Cleary Gottlieb represented Credit Suisse and Deutsche Bank as underwriters in a U.S.-registered offering by the Republic of the Philippines of US$500 million 6.375 percent Global Bonds due 2032. The offering closed on February 5, and the bonds were listed on the Euro MTF, the alternative market of the Luxembourg Stock Exchange.

Cleary Gottlieb represented the underwriters, led by Kotak Mahindra Capital Company and UBS Securities India, in an initial public offering by Reliance Power Limited of 260 million equity shares listed on the Bombay Stock Exchange and the National Stock Exchange of India. The US$2.93 billion offering is the largest IPO in Indian history. Reliance Power is developing 13 power projects in India with a combined capacity of over 28 gigawatts at a projected cost of US$28.5 billion. The offering was fully subscribed within one minute of opening, oversubscribed 73 times at closing and received applications from over five million retail investors.

Clifford Chance advised Mobile Telecommunications Company Saudi Arabia (now rebranded as ‘Zain’) on its US$1.9 billion Saudi IPO. Zain was the successful bidder in June 2007 for the third GSM licence to be awarded in Saudi at a cost of US$6.1 billion. As a condition to being granted the licence, the company was required to offer 50 percent of its share capital to investors in Saudi Arabia.

Drew & Napier LLC acted as counsel to the manager and trustee of the Cambridge Industrial Trust (CIT) in the sealing of a S$570 million financing package comprising a S$100 million transferable revolving credit facility and an interest rate swap facility with a gross limit of S$470 million. CIT is established with the objective of investing directly or indirectly in income-producing real estate and real estate-related assets mainly for industrial and warehousing purposes.

Drew & Napier LLC acted as counsel to Cambridge Industrial Trust (CIT) in the acquisition and leaseback of 21B Senoko Loop Singapore 758171. RBC Dexia Trust Services Singapore Limited, in its capacity as trustee of CIT, exercised the call option to acquire the Property on 28 January 2008. The acquisition and leaseback of the Property to Tellus Marine Engineering Pte Ltd was completed on the same day for a purchase price of S$14.6 million. CIT is Singapore’s first independent industrial real estate investment trust listed on the Singapore Exchange Securities Trading Limited.

Johnson Stokes & Master acted as the Hong Kong legal adviser to the Mandated Coordinating Arrangers in relation to a HK$5 million syndicated loan facility to Grand Lisboa – Investimentos em Propriedades, S.A. and guaranteed by Sociedate de Jogos de Macau, S.A. The financing is for the Grand Lisboa, one of the major tourist attractions in Macau.

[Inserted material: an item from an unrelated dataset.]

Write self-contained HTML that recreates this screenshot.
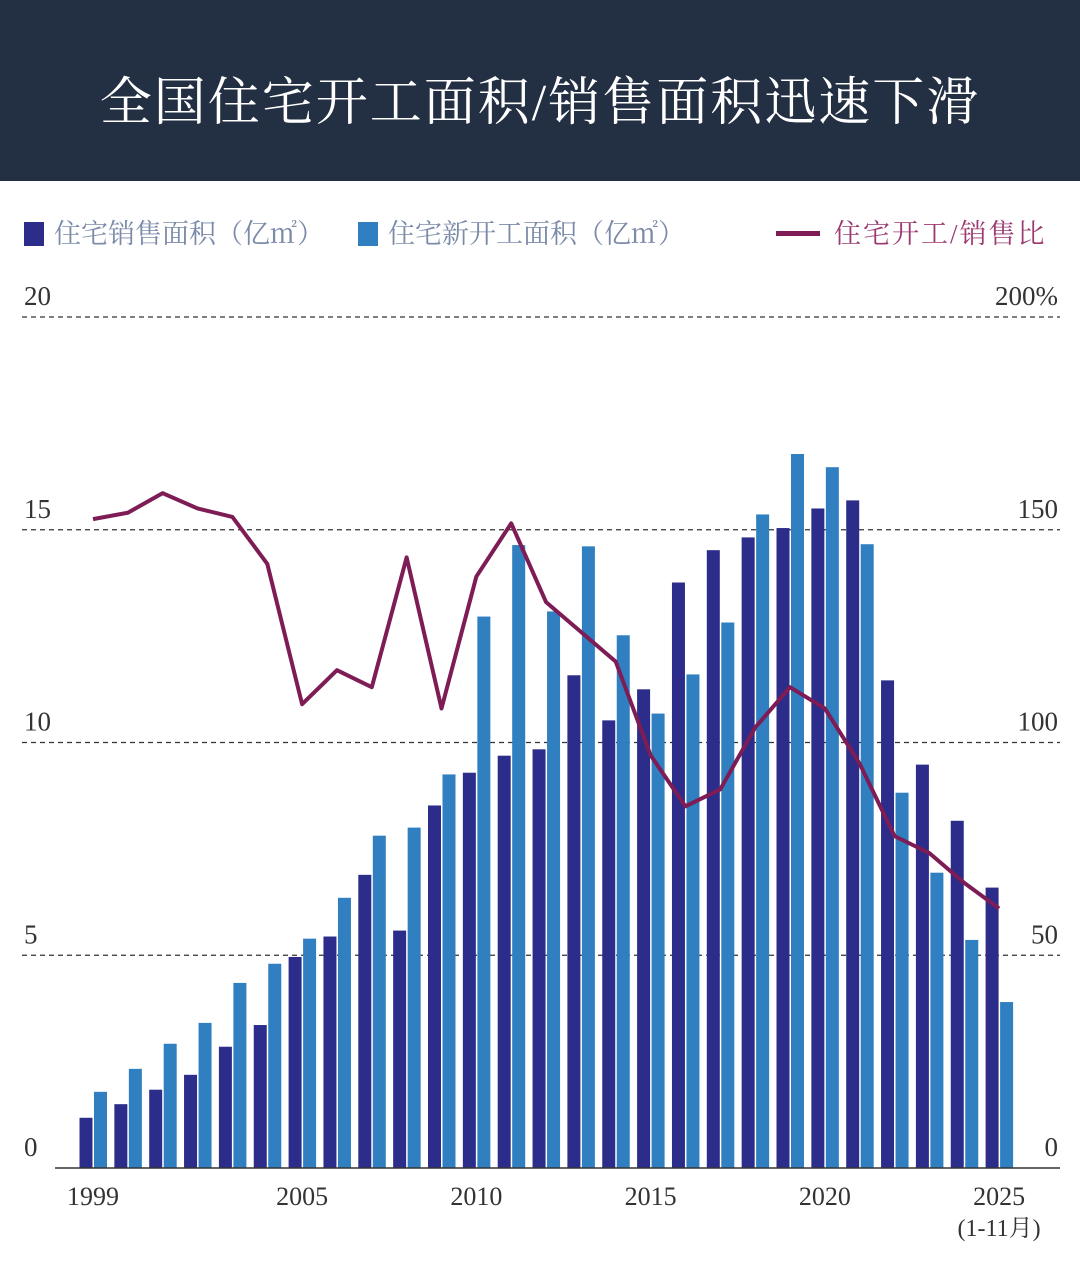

Mori Hamada & Matsumoto has advised and represented Tokyo Star Bank regarding the takeover bid transaction launched by bidders Japan Blue Sky Capital Partners L.P., Japan Banking Investment Partners L.P., Tokyo Capital Management Partners L.P., Cayman Strategic Partners L.P., Advantage Partners and Daiwa Securities SMBC Co. Ltd. The deal represents a total bid price of JPY254 billion (US$2.4 billion) once successfully tendered.

Paul, Hastings, Janofsky & Walker LLP has advised CapitaRetail China Trust Real Estate Investment Trust (CRCT REIT) on the successful completion of its first acquisition: Xizhimen Shopping Mall in Beijing. The Xizhimen Mall is part of the Beijing’s Xihuan Plaza complex, which also includes three office towers.

Rajah & Tann LLP acted as solicitor to Yongmao Holdings Limited in connection with the listing of Yongmao on the Main Board of the SGX-ST and its approximately S$39.0 million IPO in Singapore. Rajah & Tann LLP also advised Yongmao on its pre-IPO restructuring involving acquisition by Yongmao for approximately S$18.7 million, of 70 percent equity interest in FSYM Construction, a PRC company which designs, manufactures and sells towercranes and towercrane components and accessories, and related convertible loan to Yongmao to fund such acquisition.

Raslan Loong advised Primus Pacific Partners 1 L.P. in its purchase of a 20.2 percent stake in EON Capital Bhd (EON Cap) comprising 140,010,526 ordinary shares for a total cash consideration of RM1.34 billion. Subject to final regulatory and shareholder approvals the stake will be acquired from Hicom Holdings Berhad a wholly owned subsidiary of DRB-Hicom Berhad.

Simpson Thacher & Bartlett LLP is representing Aluminum Corporation of China (Chinalco), the Chinese government-controlled diversified metals and mining company, in the acquisition of a minority stake in Rio Tinto, the dual-listed iron-ore company, for over US$14 billion. This is the largest foreign investment ever by a Chinese entity.